Uncle Bardies’ Movie of the Week: A film noir that is the film noirest

Once a week on Monday, Uncle Bardie shares a movie with his Readers he gives a big two thumbs up. It will simply be a short excerpt or a trailer. Uncle Bardie might even throw in a reflection on the movie. If so, it will make an appearance below the video. So pop some popcorn and give yourself a treat. This week’s movie is “Double Indemnity” (1944).

James M. Cain, Dashiell Hammett and Raymond Chandler wrote pulp fiction that stamped American literature with an edge. These guys were no Hemingways but their influence was just as powerful. Film makers turned their novels into the black and white movies that the French labelled film noir features. Film-noir-ism explored the underside of American society. They featured murder, but not just any murder. It was murder in that twilight zone of lust and greed and passion and failed ambition.

The movement began with Billy Wilder and the film adaptation of James M. Cain’s “Double Indemnity” It is the story of a pair who cross over to the dark side into the film-noir-zone. Fred MacMurray plays Neff, an insurance salesman on the prowl for new customers. Since he’s in the vicinity of a client who needs to renew his auto insurance, he figures why not stop in and collect the renewal fee.

Neff shoves his way past the maid who answers the door, demanding to see the man of the house. Of course, the man isn’t home. His wife, Phyllis (Barbara Stanwyck), is. As Neff stands in the living room, she appears on the second floor. She has nothing on but a towel. She tells the maid, “I’ll be right down.”  When a woman that looks like Barbara Stanwyck tells an insurance salesman she’ll be right down, it is a pretty good idea that the insurance salesman should run like hell. Because there is a good chance she is up to no good. Of course, that is exactly what Phyllis is up to.

She suggests Neff come back the next evening. Her husband will be home then. Then she changes her mind. She calls and suggests Thursday afternoon would be better. When Neff shows up, the husband is nowhere in the house. And it’s the maid’s day off. Some coincidence, huh?

Phyllis wants to purchase accident insurance for the hubby. Just in case he loses his life working the oil rigs. And she doesn’t want the husband to know.

Neff tells her no and leaves. But this is not a woman who takes no for an answer. She puts on the persuasion and pretty soon the insurance salesman has gone patsy. Phyllis is out for murder and she’s found a patsy. Did I say murder? Yes, there is a murder. And the motive smells like honeysuckle.

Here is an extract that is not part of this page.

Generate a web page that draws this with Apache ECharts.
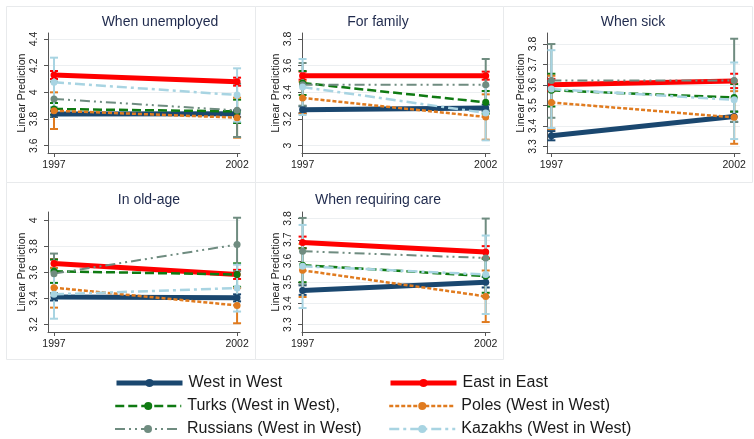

Neff has a plan. To get the husband on a train. If he dies on the train, the policy pays double indemnity. So it’s murder on a train. Agatha Christie did it. Alfred Hitchcock did it. So why not Fred MacMurray and Barbara Stanwyck.

After they’ve pulled off the murder, Phyllis returns home. Neff sneaks back into his apartment, so he’ll have an alibi. He wasn’t seen leaving it. He goes downstairs and says hello to the garageman. More alibi. From there, Neff goes for a walk and has a realization. “That was all there was to it,” Neff narrates.”Nothing had slipped. Nothing had been overlooked. There was nothing to give us away. And yet, as I was walking down the street to the drugstore, suddenly it came to me that everything would go wrong.” These are the words of a doomed man, words written by a master of dialogue, Raymond Chandler.

Edward G. Robinson is Barton Keys, Neff’s friend and the insurance investigator who probes the if, ands and buts of the victim’s death. When the insurance company president claims the husband committed suicide, it is Keys who says it couldn’t be suicide. Jumping off a train that slow wouldn’t kill a fly. Just as Neff thinks they got away with the murder, Keys shows up at Neff’s apartment. He’s got a hunch. When he gets a hunch, he’s like a hound dog on the trail of a prey. He don’t let up.

The perfect murder isn’t perfect anymore. And somebody is about to find out he’s been a patsy.

With “Double Indemnity”, Billy Wilder put the noir in film noir. Only his fourth film, this was his first masterpiece. It was the one that put him on the road to becoming one of the most important film directors of the twentieth century. Over the next twenty years, he would give American audiences some of the best movies ever made. Movies like “The Lost Weekend”, “Sunset Boulevard”, “Ace in the Hole”, “Some Like It Hot” and “Sabrina”.

For a screenwriter, he chose Raymond Chandler to be his co-writer. It was Chandler’s first screenplay. Barbara Stanwyck, Fred MacMurray and Edward G. Robinson were hesitant to come down off their pedestals to do what they thought would be a B-movie. Somehow Billy Wilder convinced them. And all three’s careers were enhanced because of it.

In addition to the seven Academy Award nominations, “Double Indemnity” showed that Fred MacMurray could step out of his safe zone and give one of the best performances of his career. It provided a transition for Edward G. Robinson from leading man to character actor.

So, if you are looking for a movie to see on a dark and stormy night, or any other night for that matter, think “Double Indemnity”. You’ll be treating yourself to a humdinger.